The question here occurs, what is a mature age for marriage? Twenty-five years for a man, and twenty-one for a woman. It being "essential, in the production of a healthy offspring, that the husband should be some years older than the wife." At these ages each party may be regarded as possessing the con

ditions both mental and bodily, in which they will enjoy the conditions of the married state; and, in such enjoyment, will not be the instruments of producing beings, whom they will have to look upon as sacrifices made at the shrine of passion on the altar of immaturity.

It is important to get this truth established in the public mind. The understanding convinced will constitute a law, and guarantee its observation. The mind-will despotism is the only sway that an enlightened people will need, or will submit to.
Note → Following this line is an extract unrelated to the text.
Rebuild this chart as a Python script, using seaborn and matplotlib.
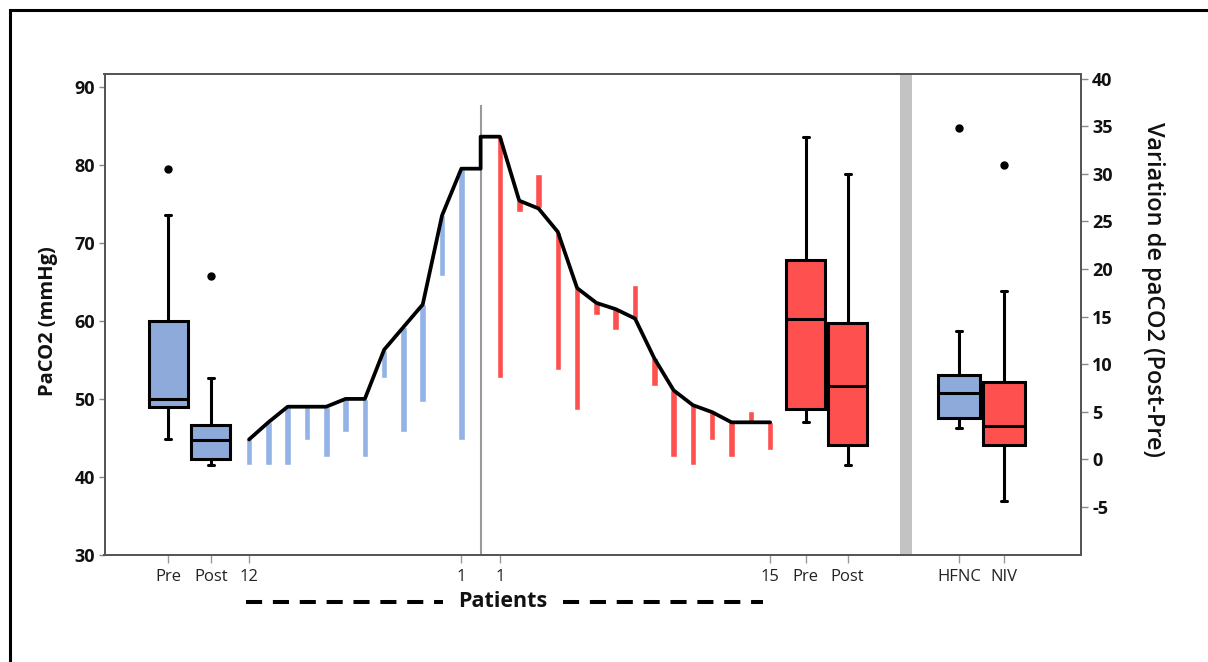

It may do for the despotic government of Bavaria to pass a law, enforcing marriage at such an age, but a thinking man would prefer the accidental evils of liberty to act, rather than the forced benefits of obliged obedience, knowing that liberty to act is connected with liberty to convince the understanding.

The Bavarian law is that, "it is illegal for any young man to marry before he is twenty-five, or any young woman before she is eighteen; and a young man, at whatever age he wishes to marry, must show to the police and the priest of the commune where he resides, that he is able, and has the prospect, to provide for a wife and family."62

This government, and other despotic governments, treat the people as if they were children—as babes. Physiology appeals to the understanding of mankind, and seeks to base obedience on consent.

While too early, precocious, marriages are an evil, UNEQUAL marriages are a still greater evil.

The absurdity of a marriage of a man of sixty with a woman of twenty, or under thirty, is so great, that the ridicule therewith connected forms frequently a barrier against its occcurrence. Still such unions do take, and they may with propriety be designated unequal.

As parents, who have not attained vigour, cannot impart it, equally true is it, that parents, from whom vigour has departed, cannot impart that which is departed.

"The productive faculty commences its decadence about the of age forty-five years: it is not very evident at first, but becomes sufficiently apparent after the lapse of a few years."

The critical period in a woman commences about forty-two, and is completed in the course of a few years. "After this period, pregnancy is frequently an illusion, or their infants perish before, or a few days after their birth; and, if one be reared, he is endowed with a debility of constitution, which sooner or later assumes the character of SCROFUla.”

Lugol relates the case of a family, of which four of the children were healthy, but the fifth, born after his mother was fifty-two, is scrofulous. He relates the case of a scrofulous youth, aged eighteen, having been begotten when his father was fifty-two. This youth has a brother, a tall robust man, he having been begotten when his father was thirty-nine.

Scrofula, Lugol maintains, appears in the children when the husband is younger than the wife.

If such inequality in marriage is productive of this dire disease, how opposite must it be to the law of nature, thus to unite old age with young age?

The writer knew a gentleman in Edinburgh, a man of strong constitution, and a well educated mind. He married and had children by his first wife, who still live. He was, when upwards of sixty, married a second time to a lady of the highest accomplishments, of fine figure, and handsome features. He had ten children by this wife. These children grew up handsome and interesting girls till they attained their eighteenth year, when one died off after the other.

They had not the stamina in their constitution necessary to perfect their frames: they sank in the struggle.

This gentleman was in good health though old. He lived to be upwards of eighty.

These children, till they attained their puberty, would have been, from their beauty and their youth, arguments in defence of age marrying youth, but when the history is traced a little further, the truth stands forth.

CONCLUDING REMARKS.

The important facts and views, brought under view in these Essays on the Influence of Parents on Offspring, will form a basis, upon which, it is believed, much useful practice may be founded.